As the Russian invasion of Ukraine drives up commodity prices, and similarly, materials costs, many contractors may have unrealistic expectations about their ability to pass along the increases to project owners, warns Anirban Basu, CEO of Sage Policy Group and chief economist for the Associated Builders and Contractors.
The conflict is exacerbating pre-existing issues for job owners and suppliers that are elevating bids and delivery costs, Basu told the Construction Users Roundtable (CURT) in a presentation April 1. But despite those rising costs, he added that recent surveys of ABC members have shown that they expect sales, employment and profit margins to rise in the coming year.
“That's the one that has shocked me, because what the contractors are saying is, ‘We think we can pass along these cost increases to construction users, to the project owners," Basu said, "and I've been saying, I'm not so sure that's true.”
The $1.2-trillion Infrastructure Investment and Jobs Act will keep contractors working on public projects busy for the foreseeable future, but Basu said he’s worried about private construction.
A decline in residential construction jobs in March may be linked to housing construction slowing amid rising interest rates. Basu expects that slowdown could extend to private nonresidential construction sometime next year, or possibly later this year. Plus, interest rates are moving up as the Federal Reserve looks to curb inflation, and it remains to be seen how the Fed’s efforts will pan out.

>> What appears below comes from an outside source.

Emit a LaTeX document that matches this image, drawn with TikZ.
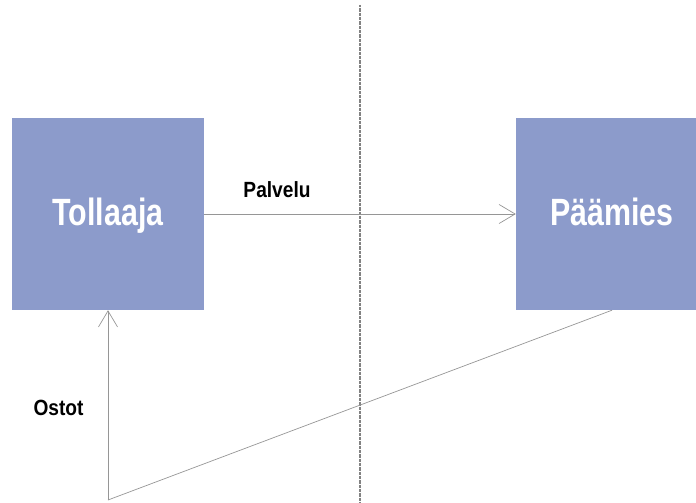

“So I’ve been surprised that the contractors have been so optimistic, particularly about profit margins,” he said.
The economic impacts of the invasion may extend for years beyond the end of the war.
Russia is one of the top exporters of metals used in construction materials such as iron and steel, aluminum and nickel, World Bank data show. Since initiating the invasion, Russia has also become the world’s most sanctioned country, with more than 5,300 sanctions added since Feb. 22, in addition to about 2,700 in place before, according to compliance screening platform Castellum.AI.
Those sanctions likely won’t go away when the war ends, Basu said. Many of them could remain in place for years, limiting access to Russian materials in the West.
The added sanctions mean there’s an opportunity for the U.S. to displace Russia as a natural gas supplier for Europe, and to export more oil, Basu said. However, he noted that U.S. oil producers have not been significantly increasing their rig count, and the Biden administration has limited some pipeline projects as it looks to promote clean energy development.
“So if we're going to use oil in this country, or if the world's going to use oil, I would rather see the Americans gain market share,” he said. “And certainly for our own needs, I would rather see us gain market share and pipeline capacity—our energy has to be able to move. So I would say that some of this policymaking has to be rethought.”